Samuel S. Miles
(DE-183: dp. 1,240; 1. 306', b. 36'7"; dr. 11'8"; s. 20.9 k.; cpl. 216; a. 3 3", 6 40mm., 14 20mm., 2 dct.,9 dcp.; cl. Cannon)
Samuel S. Miles (DE-183) was laid down on 5 July 1943 by the Federal Shipbuilding and Drydock Co., Newark, N. J.; launched on 3 October 1943, sponsored by Mrs. Samuel S. Miles; and commissioned on 4 November 1943, Lt. Comdr. George B. Coale in command.
Following shakedown off Bermuda, Samuel S. Miles departed New York, N.Y., on 30 December 1943, and steamed via the Panama Canal to the Marshall Islands, arriving on 19 February 1944. Serving as an escort ship in the Marshall Islands area, she protected fleet oilers during fast carrier air strikes against the Caroline Islands and the Hollandia, New Guinea, area in April. Next she guarded oilers during the capture of Saipan and Tinian, and splashed two enemy planes on 18 June. She supported the Leyte and Luzon, P.I. campaigns in late 1944 and early 1945. Samuel S. Miles sank 1-177 near the Palau Islands on 3 October. After guarding the invasion force at Iwo Jima in February, she screened the bombardment group that pounded Okinawa, where she splashed one enemy plane on 27 March. A kamikaze near-miss killed one of her crew members on 11 April, and damaged some of her equipment. After screening escort carriers operating north of Okinawa, she sailed to the west coast in July.

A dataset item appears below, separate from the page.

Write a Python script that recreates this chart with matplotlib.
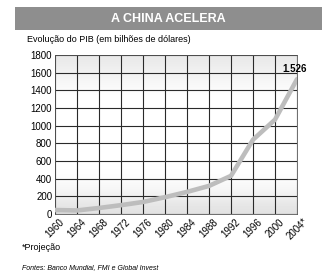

After overhaul, she voyaged via the Panama Canal to Norfolk, Va. arriving on 21 October. Reaching St. John's River, Florida, on 8 November 1945, she decommissioned and entered the Reserve Fleet on 28 March 1946. Struck from the Navy list on 26 September 1950 she was transferred to France.
Samuel S. Miles received eight battle stars for World War II service.